2021-03-07 – Wie lange noch??
Diese Frage bewegt zurzeit vermutlich die Meisten von uns. Die Situation nervt, bedroht, zerstört, macht Angst, hilflos oder auch wütend. Und Sie ahnen schon, ich kann diese Frage nicht wirklich beantworten. Wir müssen mit dieser Frage leben. Aber ich möchte Ihnen gern ein paar Gedanken weitergeben, die uns vielleicht weiterhelfen können:
Wir können schweres besser aushalten, wenn wir wissen – es ist bald vorbei! Wenn wir mit schmerzvoller Mimik auf dem Behandlungsstuhl stumm diese Frage stellen, erlösen uns die Worte des Zahnarztes: „wir haben’s gleich geschafft“. Wir brauchen diesen Hoffnungsschimmer, wenn wir schweres durchmachen. Und gerade das macht es jetzt so schwierig, weil die Hilflosigkeit der Verantwortlichen, menschliches Unvermögen oder argwöhnisches Misstrauen keine Hoffnung schaffen.
Wir brauchen konkrete Schritte aus dem Dilemma und die müssen kontrovers debattiert werden. Das ist die konkrete Herausforderung in der wir uns gerade befinden.

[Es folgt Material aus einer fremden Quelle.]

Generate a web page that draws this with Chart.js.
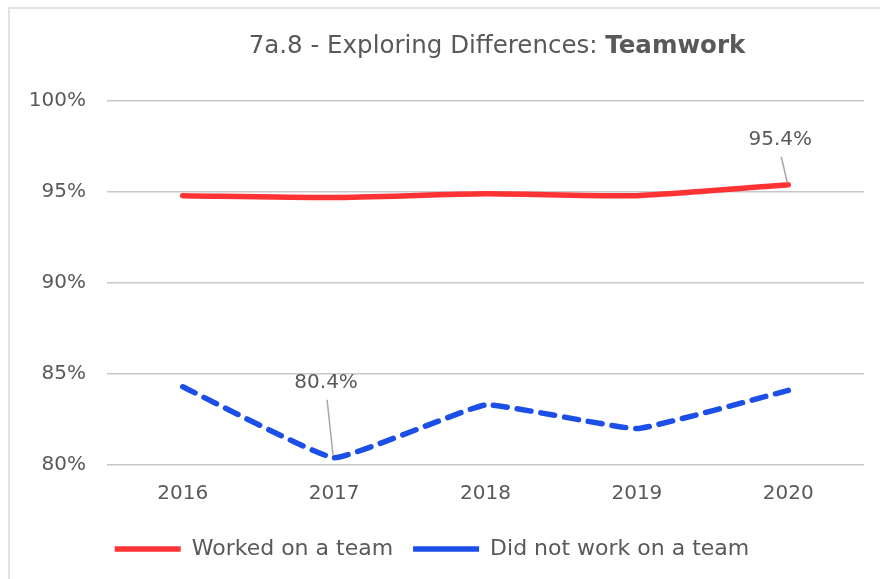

Uns kann außerdem die Weisheit helfen, die der König Salomo (die Bibel Buch Prediger,3) mit den Worten zusammenfasst: „Alles hat seine Zeit“ – und damit auch ein Ende. Lesen Sie gern dort einmal weiter. Was wir gerade erleben, ist nicht alles, auch wenn es für viele fast um alles zu gehen scheint.
Darüber hinaus spricht diese Frage eine Sehnsucht aus, die uns ein Leben lang begleitet: Dass endlich alles gut wird, oder wenigstens besser, als es gerade ist! Oft sind das solche „wenn erst – dann!“ Sätze: Wenn ich erst die Schule geschafft habe, wenn erst die Ausbildung vorbei ist, wenn wir erst den Kredit abbezahlt haben, wenn ich erst Rentner bin… – und dann? Findet unser Leben nicht jetzt schon statt? Ja! Darum ist es gut, wenn wir jede Lebenszeit als geschenkte Zeit von Gott annehmen können. Die Sehnsucht, dass alles gut wird, hat mit unserer Beziehung zu Gott zu tun. Augustinus erkannte schon vor 1600 Jahren: „Unruhig ist unser Herz, bis es Ruhe findet in dir.“
Wir können Gott darauf ansprechen, ganz direkt. Wir können ihm diese Frage stellen: „Wie lange noch?“. Viele Menschen haben das in der Bibel getan. Allein im Buch der Psalmen steht es 14 mal. Menschen schleudern Gott in ihrer Verzweiflung diese Frage regelrecht entgegen. Um dann überraschend ein paar Sätze später selbst darauf zu antworten, weil Gott ihnen begegnet ist – in ihren Fragen. Im Psalm 13 klingt das zum Beispiel so:
„Herr, wie lange willst du mich noch vergessen? Wie lange willst du dich noch von mir abwenden? Wie lange soll meine Seele noch sorgen und mein Herz täglich aufs Neue trauern? … Wende dich mir zu und erhöre mich, Herr, mein Gott! Mach es wieder hell vor meinen Augen, damit ich nicht sterbe… Ich vertraue darauf, dass du so gnädig bist. Ich freue mich, dass du mich retten wirst.“
Lassen Sie uns mit solchen, oder eigenen Worten Gott suchen und ihn voller Hoffnung bitten, dass er uns durch diese schwere Zeit führt. Er wartet auf uns, hört uns und ist uns nahe.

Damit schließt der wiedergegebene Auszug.